Different methods were evaluated in

two different set ups corresponding to regular recommendations,

and recommendations from the long-tail.

In both setups, the authors were able to beat all the other methods with pure SVD,

by tuning just a single parameter,

the rank of decomposition.

What a remarkable result!

I have to make an important note here.

As you can see, there are

some other factorization methods having SVD letters in their names.

Please do not be confused.

Strictly speaking, most of these methods like Funk SVD,

SVD++ and other SVD something,

are variants of a matrix factorization approach,

and have nothing in common with

the mathematical formulation of the singular value decomposition.

Unlike SVD, these methods do not build a space of singular vectors,

and do not compute singular values.

Most of them do not preserve the columns orthogonality property.

These methods are designed to work with incomplete matrices,

often ignoring unknown entries.

They form a broader family of methods with different optimization objectives,

specifically tuned to provide a better ranking or accurate rating prediction.

But due to historical reasons,

they are still sometimes called SVD.

Speaking about the orthogonality,

do you remember I told you that this is a convenient property?

And in the introduction,

I promised that not only neighborhood

based models allow to generate new recommendations very quickly.

It's time to connect these two propositions.

Once you have computed SVD,

it is easy to generate recommendations for the known users.

But what if you have a new or unrecognized user,

who is not present in the training data,

but have already provided at least some ratings?

Computing the SVD each time you have

a small update in your data would be prohibitively expensive.

Likely, you can work this with minimal efforts.

Imagine that a new user ratings are encoded into a new row of the matrix A.

This row update in A would most likely change all three matrices,

U, sigma and V. However,

if the number of users is sufficiently large,

you can assume that this change is approximately

accumulated just in a single row of matrix U,

while all the other values stay unchanged.

From here, you can approximately find the latent vector q,

for the new user.

That's where the column orthogonality of the vector matrices plays a crucial role.

This approach is known in the literature as folding-in.

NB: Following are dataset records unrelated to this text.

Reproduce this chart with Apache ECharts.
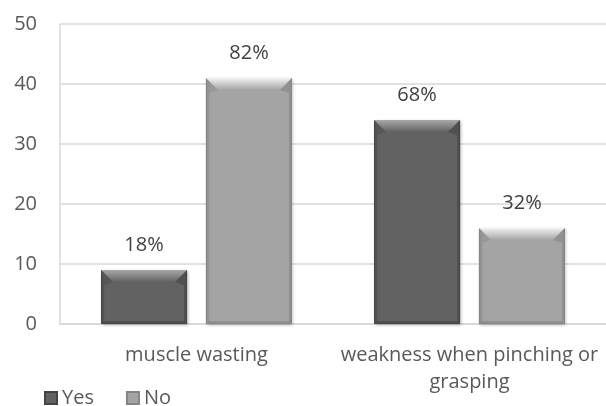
<!DOCTYPE html>
<html>
<head>
<meta charset="utf-8">
<script src="https://cdn.jsdelivr.net/npm/echarts@6/dist/echarts.min.js"></script>
<style>
  html, body { margin: 0; padding: 0; background: #ffffff; }
  #chart { width: 606px; height: 406px; }
</style>
</head>
<body>
<div id="chart"></div>
<script>
// Symptom categories and respondent counts
const categories = ['muscle wasting', 'weakness when pinching or\ngrasping'];
const yesValues = [9, 34];
const noValues = [41, 16];
const yesLabels = ['18%', '68%'];
const noLabels = ['82%', '32%'];
const seriesNames = ['Yes', 'No'];
const yTicks = { min: 0, max: 50, interval: 10 };

const FONT = '"Open Sans", sans-serif';
const FONT_SIZE = 20;
const BAR_W = 86;
const BAR_GAP = 0.22;
const BEVEL = 12;

const palette = {
  Yes: { fill: '#626262', edge: '#444444', hi: '#a8a8a8' },
  No:  { fill: '#a4a4a4', edge: '#858585', hi: '#f2f2f2' }
};

// Bevel highlight drawn over each bar, positioned from the category scale
function bevelRenderer(seriesIdx, colors) {
  return function (params, api) {
    const cat = api.value(0);
    const val = api.value(1);
    const base = api.coord([cat, 0]);
    const top = api.coord([cat, val]);
    const gap = BAR_W * BAR_GAP;
    const total = BAR_W * 2 + gap;
    const x0 = base[0] - total / 2 + seriesIdx * (BAR_W + gap);
    const x1 = x0 + BAR_W;
    const y0 = top[1];
    const y1 = base[1];
    const b = Math.min(BEVEL, (y1 - y0) / 2);
    const s = 3;
    return {
      type: 'group',
      children: [
        {
          type: 'polygon',
          shape: { points: [[x0, y0], [x1, y0], [x1 - b, y0 + b], [x0 + b, y0 + b]] },
          style: {
            fill: new echarts.graphic.LinearGradient(0, 0, 0, 1, [
              { offset: 0, color: colors.hi },
              { offset: 1, color: colors.fill }
            ])
          }
        },
        {
          type: 'polygon',
          shape: { points: [[x0, y0], [x0 + b, y0 + b], [x0 + s, y0 + b + s], [x0 + s, y1 - s], [x0, y1]] },
          style: { fill: colors.edge, opacity: 0.35 }
        },
        {
          type: 'polygon',
          shape: { points: [[x1, y0], [x1 - b, y0 + b], [x1 - s, y0 + b + s], [x1 - s, y1 - s], [x1, y1]] },
          style: { fill: colors.edge, opacity: 0.6 }
        },
        {
          type: 'polygon',
          shape: { points: [[x0, y1], [x0 + s, y1 - s], [x1 - s, y1 - s], [x1, y1]] },
          style: { fill: colors.edge, opacity: 0.6 }
        }
      ]
    };
  };
}

function barSeries(name, values, labels) {
  const c = palette[name];
  return {
    name: name,
    type: 'bar',
    barWidth: BAR_W,
    barGap: (BAR_GAP * 100) + '%',
    data: values,
    itemStyle: {
      color: c.fill,
      borderColor: c.edge,
      borderWidth: 1,
      shadowColor: 'rgba(0,0,0,0.25)',
      shadowBlur: 3,
      shadowOffsetX: 1,
      shadowOffsetY: 1
    },
    label: {
      show: true,
      position: 'top',
      distance: 15,
      color: '#404040',
      fontFamily: FONT,
      fontSize: FONT_SIZE,
      lineHeight: 20,
      formatter: function (p) { return labels[p.dataIndex]; }
    },
    emphasis: { disabled: true },
    z: 2
  };
}

function bevelSeries(idx, name, values) {
  return {
    type: 'custom',
    silent: true,
    z: 3,
    renderItem: bevelRenderer(idx, palette[name]),
    data: values.map(function (v, i) { return [i, v]; }),
    encode: { x: 0, y: 1 },
    tooltip: { show: false }
  };
}

const chart = echarts.init(document.getElementById('chart'));
chart.setOption({
  animation: false,
  backgroundColor: '#ffffff',
  grid: { left: 60, right: 0, top: 24, bottom: 82, containLabel: false },
  legend: {
    data: seriesNames,
    left: 44,
    top: 387,
    padding: 0,
    itemWidth: 12,
    itemHeight: 12,
    itemGap: 32,
    icon: 'rect',
    textStyle: { color: '#595959', fontFamily: FONT, fontSize: FONT_SIZE, lineHeight: 22 }
  },
  xAxis: {
    type: 'category',
    data: categories,
    axisLine: { show: true, lineStyle: { color: '#d9d9d9', width: 2 } },
    axisTick: { show: false },
    axisLabel: {
      color: '#595959',
      fontFamily: FONT,
      fontSize: FONT_SIZE,
      margin: 18,
      lineHeight: 27,
      interval: 0
    },
    splitLine: { show: false }
  },
  yAxis: {
    type: 'value',
    min: yTicks.min,
    max: yTicks.max,
    interval: yTicks.interval,
    axisLine: { show: true, lineStyle: { color: '#d9d9d9', width: 1.5 } },
    axisTick: { show: false },
    axisLabel: { color: '#595959', fontFamily: FONT, fontSize: FONT_SIZE, margin: 23 },
    splitLine: { show: true, lineStyle: { color: '#d9d9d9', width: 1.5 } }
  },
  series: [
    barSeries('Yes', yesValues, yesLabels),
    barSeries('No', noValues, noLabels),
    bevelSeries(0, 'Yes', yesValues),
    bevelSeries(1, 'No', noValues)
  ]
});
</script>
</body>
</html>
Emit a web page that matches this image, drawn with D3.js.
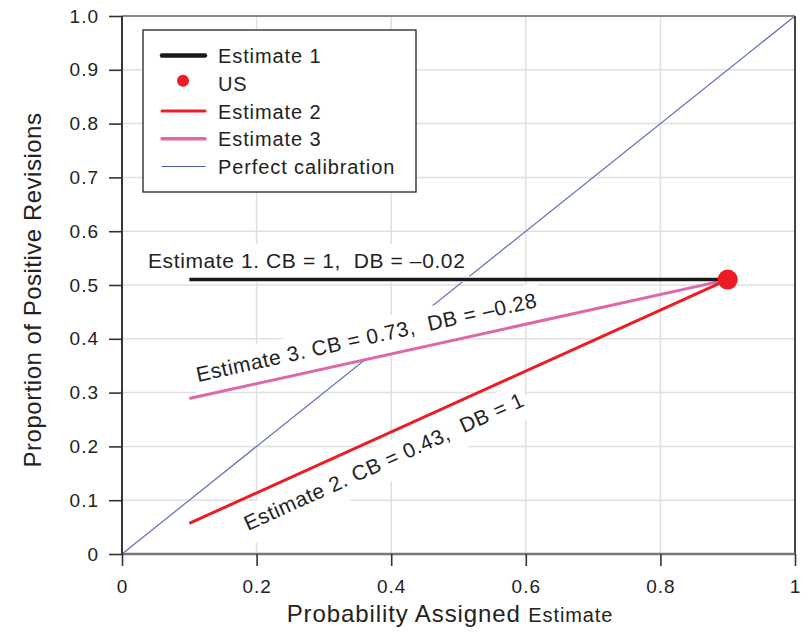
<!DOCTYPE html>
<html><head><meta charset="utf-8">
<script src="https://cdn.jsdelivr.net/npm/d3@7"></script>
<style>body{margin:0;background:#fff}svg{display:block}text{font-family:"Liberation Sans",Arial,sans-serif;fill:#222;white-space:pre}</style>
</head><body><div id="chart"></div>
<script>
const xTicks = [0, 0.2, 0.4, 0.6, 0.8, 1];
const xTickLabels = ["0", "0.2", "0.4", "0.6", "0.8", "1"];
const yTicks = [0, 0.1, 0.2, 0.3, 0.4, 0.5, 0.6, 0.7, 0.8, 0.9, 1.0];
const yTickLabels = ["0", "0.1", "0.2", "0.3", "0.4", "0.5", "0.6", "0.7", "0.8", "0.9", "1.0"];
const seriesNames = ["Estimate 1", "US", "Estimate 2", "Estimate 3", "Perfect calibration"];
const estimate1 = [[0.1, 0.51], [0.9, 0.51]];
const estimate2 = [[0.1, 0.057], [0.9, 0.51]];
const estimate3 = [[0.1, 0.289], [0.9, 0.51]];
const perfect = [[0, 0], [1, 1]];
const usPoint = [0.9, 0.51];
const labels = ["Estimate 1. CB = 1,  DB = \u20130.02", "Estimate 2. CB = 0.43,  DB = 1", "Estimate 3. CB = 0.73,  DB = \u20130.28"];

const W = 807, H = 634;
const m = {l:122, r:12, t:16, b:80};
const svg = d3.select("#chart").append("svg").attr("width", W).attr("height", H);
const x = d3.scaleLinear().domain([0,1]).range([m.l, W - m.r]);
const y = d3.scaleLinear().domain([0,1]).range([H - m.b, m.t]);
const line = d3.line().x(d => x(d[0])).y(d => y(d[1]));

// grid
svg.append("g").selectAll("line").data(xTicks.slice(1,-1)).join("line")
  .attr("x1", d => x(d)).attr("x2", d => x(d)).attr("y1", y(0)).attr("y2", y(1))
  .attr("stroke", "#e0e0e0").attr("stroke-width", 1.5);
svg.append("g").selectAll("line").data(yTicks.slice(1,-1)).join("line")
  .attr("y1", d => y(d)).attr("y2", d => y(d)).attr("x1", x(0)).attr("x2", x(1))
  .attr("stroke", "#e0e0e0").attr("stroke-width", 1.5);

// perfect calibration
svg.append("path").attr("d", line(perfect)).attr("fill", "none").attr("stroke", "#5f70b2").attr("stroke-width", 1.2);

// label placements (rotated along their lines)
function angleOf(seg){ return Math.atan2(y(seg[1][1]) - y(seg[0][1]), x(seg[1][0]) - x(seg[0][0])) * 180 / Math.PI; }
const lblDefs = [
  {text: labels[0], seg: estimate1, px: 148, py: 268},
  {text: labels[2], seg: estimate3, px: 198, py: 382},
  {text: labels[1], seg: estimate2, px: 248, py: 531}
];
const lblG = svg.append("g");
lblDefs.forEach(l => {
  const g = lblG.append("g").attr("transform", `translate(${l.px},${l.py}) rotate(${angleOf(l.seg)})`);
  const t = g.append("text").attr("font-size", 21).attr("letter-spacing", 0.6).text(l.text);
  const bb = t.node().getBBox();
  g.insert("rect", "text").attr("x", bb.x - 4).attr("y", bb.y - 5).attr("width", bb.width + 8).attr("height", bb.height + 15).attr("fill", "#fff");
});

// estimate lines
svg.append("path").attr("d", line(estimate3)).attr("fill", "none").attr("stroke", "#dc68aa").attr("stroke-width", 3);
svg.append("path").attr("d", line(estimate2)).attr("fill", "none").attr("stroke", "#ed1c24").attr("stroke-width", 3);
svg.append("path").attr("d", line(estimate1)).attr("fill", "none").attr("stroke", "#1a1a1a").attr("stroke-width", 3.5);
svg.append("circle").attr("cx", x(usPoint[0])).attr("cy", y(usPoint[1])).attr("r", 10).attr("fill", "#ed1c24");

// frame
svg.append("line").attr("x1", x(0)).attr("x2", x(1)).attr("y1", y(1)).attr("y2", y(1)).attr("stroke", "#888").attr("stroke-width", 2);
svg.append("line").attr("x1", x(1)).attr("x2", x(1)).attr("y1", y(0)).attr("y2", y(1)).attr("stroke", "#444").attr("stroke-width", 2);
svg.append("line").attr("x1", x(0)).attr("x2", x(1)).attr("y1", y(0)).attr("y2", y(0)).attr("stroke", "#777").attr("stroke-width", 2.5);
svg.append("line").attr("x1", x(0)).attr("x2", x(0)).attr("y1", y(0)).attr("y2", y(1)).attr("stroke", "#222").attr("stroke-width", 1.8);

// axes
const xAxis = d3.axisBottom(x).tickValues(xTicks).tickFormat((d,i) => xTickLabels[i]).tickSize(12).tickPadding(14);
const gx = svg.append("g").attr("transform", `translate(0,${y(0)})`).call(xAxis);
gx.select(".domain").remove();
gx.selectAll(".tick line").attr("stroke", "#333").attr("stroke-width", 1.6);
gx.selectAll(".tick text").attr("font-size", 19).attr("letter-spacing", 1).attr("font-family", "Liberation Sans, Arial, sans-serif").attr("fill", "#222");
const yAxis = d3.axisLeft(y).tickValues(yTicks).tickFormat((d,i) => yTickLabels[i]).tickSize(13).tickPadding(10);
const gy = svg.append("g").attr("transform", `translate(${x(0)},0)`).call(yAxis);
gy.select(".domain").remove();
gy.selectAll(".tick line").attr("stroke", "#333").attr("stroke-width", 1.6);
gy.selectAll(".tick text").attr("font-size", 19).attr("letter-spacing", 1).attr("font-family", "Liberation Sans, Arial, sans-serif").attr("fill", "#222");

// axis titles
const xt = svg.append("text").attr("x", 450).attr("y", 622).attr("text-anchor", "middle").attr("font-size", 24).attr("letter-spacing", 0.9);
xt.append("tspan").text("Probability Assigned ");
xt.append("tspan").attr("font-size", 20).text("Estimate");
svg.append("text").attr("transform", `translate(41,290) rotate(-90)`).attr("text-anchor", "middle").attr("font-size", 24).attr("letter-spacing", 0.5)
  .text("Proportion of Positive Revisions");

// legend
const lg = svg.append("g");
lg.append("rect").attr("x", 143).attr("y", 30).attr("width", 273).attr("height", 162).attr("fill", "#fff").attr("stroke", "#222").attr("stroke-width", 1.3);
const legendStyles = [
  {type:"line", color:"#1a1a1a", w:4.5},
  {type:"dot", color:"#ed1c24"},
  {type:"line", color:"#ed1c24", w:3},
  {type:"line", color:"#dc68aa", w:3.5},
  {type:"line", color:"#4a5aaa", w:1.2}
];
seriesNames.forEach((name, i) => {
  const base = 63 + i * 27.75;
  const s = legendStyles[i];
  if (s.type === "line") lg.append("line").attr("x1", 162).attr("x2", 205).attr("y1", base - 7.5).attr("y2", base - 7.5).attr("stroke", s.color).attr("stroke-width", s.w).attr("stroke-linecap", "round");
  else lg.append("circle").attr("cx", 183).attr("cy", base - 10).attr("r", 6).attr("fill", s.color);
  lg.append("text").attr("x", 218).attr("y", base).attr("font-size", 20).attr("letter-spacing", 0.9).text(name);
});
</script></body></html>
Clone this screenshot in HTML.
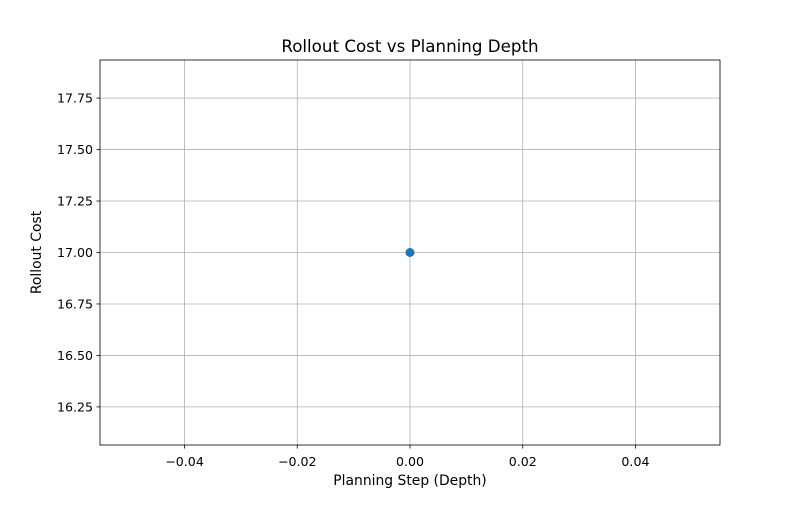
<!DOCTYPE html>
<html><head><meta charset="utf-8"><style>
body{margin:0;background:#fff}
svg text{font-family:"DejaVu Sans","Liberation Sans",sans-serif;fill:#000}
</style></head><body>
<svg id="chart" width="800" height="500" xmlns="http://www.w3.org/2000/svg">
<rect width="800" height="500" fill="#fff"/>
<g id="grid"></g>
<g id="ticks"></g>
<rect x="100" y="60" width="620" height="385" fill="none" stroke="#000" stroke-width="0.8"/>
<g id="marks"></g>
<text x="410" y="52" text-anchor="middle" font-size="16.7">Rollout Cost vs Planning Depth</text>
<text x="410" y="485" text-anchor="middle" font-size="13.9">Planning Step (Depth)</text>
<text transform="translate(41,252.5) rotate(-90)" text-anchor="middle" font-size="13.9">Rollout Cost</text>
</svg>
<script>
const depths = [0];
const costs = [17];
const xTicks = [-0.04, -0.02, 0.00, 0.02, 0.04];
const yTicks = [16.25, 16.5, 16.75, 17.0, 17.25, 17.5, 17.75];
const NS = "http://www.w3.org/2000/svg";
const L=100,R=720,T=60,B=445;
const xMin=-0.055,xMax=0.055,yMin=16.065,yMax=17.935;
const sx=v=>L+(v-xMin)/(xMax-xMin)*(R-L);
const sy=v=>B-(v-yMin)/(yMax-yMin)*(B-T);
function mk(tag,attrs,parent){const e=document.createElementNS(NS,tag);for(const k in attrs)e.setAttribute(k,attrs[k]);document.getElementById(parent).appendChild(e);return e;}
xTicks.forEach(v=>{
  const x=sx(v);
  const g=mk('line',{x1:x,x2:x,y1:T,y2:B,stroke:'#b0b0b0','stroke-width':0.8},'grid');
  
  
  mk('line',{x1:x,x2:x,y1:B,y2:B+3.5,stroke:'#000','stroke-width':0.8},'ticks');
  const t=mk('text',{x:x,y:B+21,'text-anchor':'middle','font-size':12.6},'ticks');
  t.textContent=v.toFixed(2).replace('-','\u2212');
  
  
});
yTicks.forEach(v=>{
  const y=sy(v);
  const g=mk('line',{x1:L,x2:R,y1:y,y2:y,stroke:'#b0b0b0','stroke-width':0.8},'grid');
  
  
  mk('line',{x1:L-3.5,x2:L,y1:y,y2:y,stroke:'#000','stroke-width':0.8},'ticks');
  const t=mk('text',{x:L-7,y:y+4.5,'text-anchor':'end','font-size':12.6},'ticks');
  t.textContent=v.toFixed(2);
  
  
});
if(depths.length>1){
  const p=mk('polyline',{points:depths.map((d,i)=>sx(d)+','+sy(costs[i])).join(' '),fill:'none',stroke:'#1f77b4','stroke-width':1.5},'marks');
  
  
}
depths.forEach((d,i)=>{
  const c=mk('circle',{cx:sx(d),cy:sy(costs[i]),r:4.5,fill:'#1f77b4'},'marks');
  
  
});
</script>
</body></html>
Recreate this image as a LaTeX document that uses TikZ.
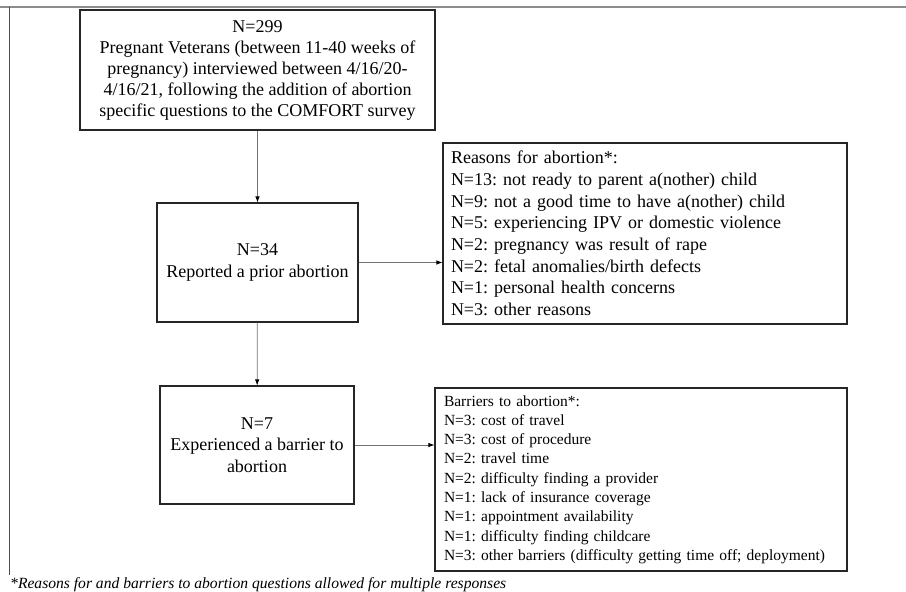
\documentclass[tikz,border=0pt]{standalone}
\usepackage{fontspec}
\setmainfont{Liberation Serif}
\usepackage{tikz}
\usetikzlibrary{arrows.meta}
\usetikzlibrary{positioning}
\frenchspacing

\begin{document}
\begin{tikzpicture}[x=1pt, y=-1pt,
    flowbox/.style={draw=black!85, line width=1.1pt, fill=white, align=center,
      font=\fontsize{18}{21.5}\selectfont},
    listbox/.style={draw=black!85, line width=1.1pt, fill=white, align=left},
    flowarrow/.style={draw=black!55, line width=0.8pt,
      -{Latex[black, length=6pt, width=4.5pt]}}]
    \useasboundingbox (0,0) rectangle (906,592);

    % frame lines
    \draw[black!45, line width=1.8pt] (0,7) -- (906,7);
    \draw[black!70, line width=0.9pt] (9,7) -- (9,575);

    % main flow
    \node[flowbox, minimum width=355pt, minimum height=120pt,
      font=\fontsize{18}{21}\selectfont] (sample) at (257.5,70)
      {N=299\\Pregnant Veterans (between 11-40 weeks of\\
       pregnancy) interviewed between 4/16/20-\\
       4/16/21, following the addition of abortion\\
       specific questions to the COMFORT survey};
    \node[flowbox, minimum width=201pt, minimum height=119pt] (prior) at (257.5,262.5)
      {N=34\\Reported a prior abortion};
    \node[flowbox, minimum width=194pt, minimum height=118pt] (barrier) at (257,445)
      {N=7\\Experienced a barrier to\\abortion};

    % lists
    \node[listbox, text width=388pt, inner xsep=8pt, minimum height=181pt,
      font=\fontsize{18}{21.7}\selectfont] (reasons) at (645,233.5)
      {Reasons for abortion*:\\
       N=13: not ready to parent a(nother) child\\
       N=9: not a good time to have a(nother) child\\
       N=5: experiencing IPV or domestic violence\\
       N=2: pregnancy was result of rape\\
       N=2: fetal anomalies/birth defects\\
       N=1: personal health concerns\\
       N=3: other reasons};
    \node[listbox, text width=394pt, inner xsep=9pt, minimum height=183pt,
      font=\fontsize{15.5}{19.3}\selectfont] (barriers) at (641,479.5)
      {Barriers to abortion*:\\
       N=3: cost of travel\\
       N=3: cost of procedure\\
       N=2: travel time\\
       N=2: difficulty finding a provider\\
       N=1: lack of insurance coverage\\
       N=1: appointment availability\\
       N=1: difficulty finding childcare\\
       N=3: other barriers (difficulty getting time off; deployment)};

    % connectors
    \draw[flowarrow] (sample) -- (prior);
    \draw[flowarrow] (prior) -- (barrier);
    \draw[flowarrow] (prior.east) -- (prior.east -| reasons.west);
    \draw[flowarrow] (barrier.east) -- (barrier.east -| barriers.west);

    % footnote
    \node[anchor=base west, inner sep=0pt, font=\fontsize{15.6}{18}\selectfont\itshape]
      (note) at (10,588)
      {*Reasons for and barriers to abortion questions allowed for multiple responses};
\end{tikzpicture}
\end{document}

It allows you to quickly find a new user embedding in the latent feature space.

As previously, you can use this latent vector to

find closest neighbors and do some other analytics.

However, you can go in further.

If now you make a reverse separation and try to restore actual matrix values,

after a few simple linear algebra operations,

you will get the following expression.

This formula is very convenient.

It states that we can compute our recommendations

just by a sequence of two vector multiplications.

Even more, if you look carefully,

you can see that in the case when our new user vector

is equal to a particular row of the original matrix,

which means that this user is similar to one of the known users,

then the prediction is not approximate but exact.

In other words, we can always use this formula

for both known and new users and get correct results.

Those of you who are familiar with linear algebra,

have already recognized that this formula is just a projection of

a new user preferences onto the latent feature space.

The complexity of this calculation is proportional to

a product of the number of items and the number of latent features,

which can be used to generate recommendations almost instantly.

Note that once you have a lot of new users,

it might be necessary to recompute the SVD,

in order to build a more accurate model.

However, this can be done in a separate offline pipeline,

and doesn't affect generation of recommendations.

Let me summarize.

You are now familiar with the single value decomposition,

and features that make it so special.

You now know how to use it to build a recommended system based on the pure SVD model.

Finally, you've got some intuition behind the folding-in technique,

and know how it can be used to generate recommendations almost instantly,

without the need to recompute your model too often.